**Problem requirements**
Give the number of lines in the data that hold the string "this". Nothing else is needed.

━━━━━━━━━━

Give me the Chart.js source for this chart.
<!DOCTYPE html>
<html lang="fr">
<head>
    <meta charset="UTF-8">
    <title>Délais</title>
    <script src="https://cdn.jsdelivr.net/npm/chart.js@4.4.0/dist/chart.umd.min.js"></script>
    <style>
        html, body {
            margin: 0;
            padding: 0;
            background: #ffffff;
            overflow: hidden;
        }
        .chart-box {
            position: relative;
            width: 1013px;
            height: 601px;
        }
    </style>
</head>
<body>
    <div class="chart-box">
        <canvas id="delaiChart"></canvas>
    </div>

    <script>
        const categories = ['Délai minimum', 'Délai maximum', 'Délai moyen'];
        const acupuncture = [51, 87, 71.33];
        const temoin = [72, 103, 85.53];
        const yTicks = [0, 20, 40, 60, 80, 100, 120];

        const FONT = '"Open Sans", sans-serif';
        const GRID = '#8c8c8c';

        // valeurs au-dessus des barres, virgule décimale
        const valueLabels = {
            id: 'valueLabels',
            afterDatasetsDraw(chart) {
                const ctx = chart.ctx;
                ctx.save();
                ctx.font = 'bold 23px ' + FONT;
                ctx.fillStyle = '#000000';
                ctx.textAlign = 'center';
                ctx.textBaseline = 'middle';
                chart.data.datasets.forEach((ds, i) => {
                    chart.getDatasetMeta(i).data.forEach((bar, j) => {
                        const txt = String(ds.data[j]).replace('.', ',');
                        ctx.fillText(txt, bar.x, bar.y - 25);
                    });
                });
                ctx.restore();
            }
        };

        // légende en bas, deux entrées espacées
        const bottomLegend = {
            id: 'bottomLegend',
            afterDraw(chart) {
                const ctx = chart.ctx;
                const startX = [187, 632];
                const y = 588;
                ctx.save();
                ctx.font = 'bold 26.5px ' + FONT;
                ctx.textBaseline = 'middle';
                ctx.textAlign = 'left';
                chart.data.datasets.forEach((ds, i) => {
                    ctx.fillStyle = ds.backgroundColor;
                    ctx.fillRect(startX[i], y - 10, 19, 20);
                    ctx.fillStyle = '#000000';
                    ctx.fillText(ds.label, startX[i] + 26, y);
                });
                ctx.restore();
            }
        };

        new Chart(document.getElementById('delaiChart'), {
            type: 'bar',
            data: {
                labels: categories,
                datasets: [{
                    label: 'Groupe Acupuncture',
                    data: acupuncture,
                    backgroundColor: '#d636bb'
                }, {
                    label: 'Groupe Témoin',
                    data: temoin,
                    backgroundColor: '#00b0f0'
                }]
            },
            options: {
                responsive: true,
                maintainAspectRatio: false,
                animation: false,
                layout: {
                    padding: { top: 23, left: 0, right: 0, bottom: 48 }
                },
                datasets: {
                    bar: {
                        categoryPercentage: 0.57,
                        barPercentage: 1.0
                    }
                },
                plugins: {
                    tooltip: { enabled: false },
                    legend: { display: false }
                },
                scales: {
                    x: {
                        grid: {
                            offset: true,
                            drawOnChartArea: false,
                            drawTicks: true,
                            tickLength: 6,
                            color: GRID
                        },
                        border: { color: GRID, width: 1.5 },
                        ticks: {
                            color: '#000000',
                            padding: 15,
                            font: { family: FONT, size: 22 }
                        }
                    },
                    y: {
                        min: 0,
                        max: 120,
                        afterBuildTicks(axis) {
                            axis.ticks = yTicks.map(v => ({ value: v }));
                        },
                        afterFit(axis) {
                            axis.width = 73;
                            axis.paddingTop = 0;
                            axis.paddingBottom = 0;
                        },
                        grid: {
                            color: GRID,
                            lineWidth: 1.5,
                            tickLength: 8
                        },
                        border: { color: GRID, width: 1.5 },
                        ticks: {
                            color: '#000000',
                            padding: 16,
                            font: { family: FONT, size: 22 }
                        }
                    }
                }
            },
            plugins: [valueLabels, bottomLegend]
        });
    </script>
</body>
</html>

━━━━━━━━━━

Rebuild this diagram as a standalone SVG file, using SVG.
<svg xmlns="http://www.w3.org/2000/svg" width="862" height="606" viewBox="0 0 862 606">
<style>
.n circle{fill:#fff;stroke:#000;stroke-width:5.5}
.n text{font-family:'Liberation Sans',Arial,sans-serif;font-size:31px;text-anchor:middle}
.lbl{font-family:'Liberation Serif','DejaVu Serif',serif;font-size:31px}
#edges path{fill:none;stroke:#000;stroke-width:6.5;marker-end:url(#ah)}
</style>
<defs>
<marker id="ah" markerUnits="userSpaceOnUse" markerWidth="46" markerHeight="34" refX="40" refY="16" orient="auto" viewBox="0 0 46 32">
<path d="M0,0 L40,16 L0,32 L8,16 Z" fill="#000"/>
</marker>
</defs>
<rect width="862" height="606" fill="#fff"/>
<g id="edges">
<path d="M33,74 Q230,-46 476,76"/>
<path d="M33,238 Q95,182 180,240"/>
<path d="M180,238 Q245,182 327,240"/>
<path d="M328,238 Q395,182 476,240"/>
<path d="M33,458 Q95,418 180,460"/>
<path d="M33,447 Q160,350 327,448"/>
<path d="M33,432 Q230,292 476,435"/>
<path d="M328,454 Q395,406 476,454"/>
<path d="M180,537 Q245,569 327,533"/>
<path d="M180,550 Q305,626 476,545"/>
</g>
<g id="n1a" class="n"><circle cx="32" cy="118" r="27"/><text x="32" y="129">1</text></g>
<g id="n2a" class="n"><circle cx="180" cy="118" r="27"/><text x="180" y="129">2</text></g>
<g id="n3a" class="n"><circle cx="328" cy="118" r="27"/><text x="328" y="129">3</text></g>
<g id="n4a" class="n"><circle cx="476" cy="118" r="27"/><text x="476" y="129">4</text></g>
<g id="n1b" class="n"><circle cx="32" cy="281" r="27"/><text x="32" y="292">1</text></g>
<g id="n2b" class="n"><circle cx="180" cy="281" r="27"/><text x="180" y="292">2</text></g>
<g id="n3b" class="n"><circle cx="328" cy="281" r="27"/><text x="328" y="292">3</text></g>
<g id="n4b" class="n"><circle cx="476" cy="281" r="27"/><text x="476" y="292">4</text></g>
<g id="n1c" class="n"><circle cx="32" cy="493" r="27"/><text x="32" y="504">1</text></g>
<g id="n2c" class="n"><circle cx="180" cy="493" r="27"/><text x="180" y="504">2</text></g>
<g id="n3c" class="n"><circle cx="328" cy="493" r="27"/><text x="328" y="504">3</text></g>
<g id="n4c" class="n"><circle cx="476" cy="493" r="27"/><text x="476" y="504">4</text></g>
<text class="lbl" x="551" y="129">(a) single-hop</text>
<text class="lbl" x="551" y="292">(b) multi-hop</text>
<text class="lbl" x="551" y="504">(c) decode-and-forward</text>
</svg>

━━━━━━━━━━

**Output of the task**
2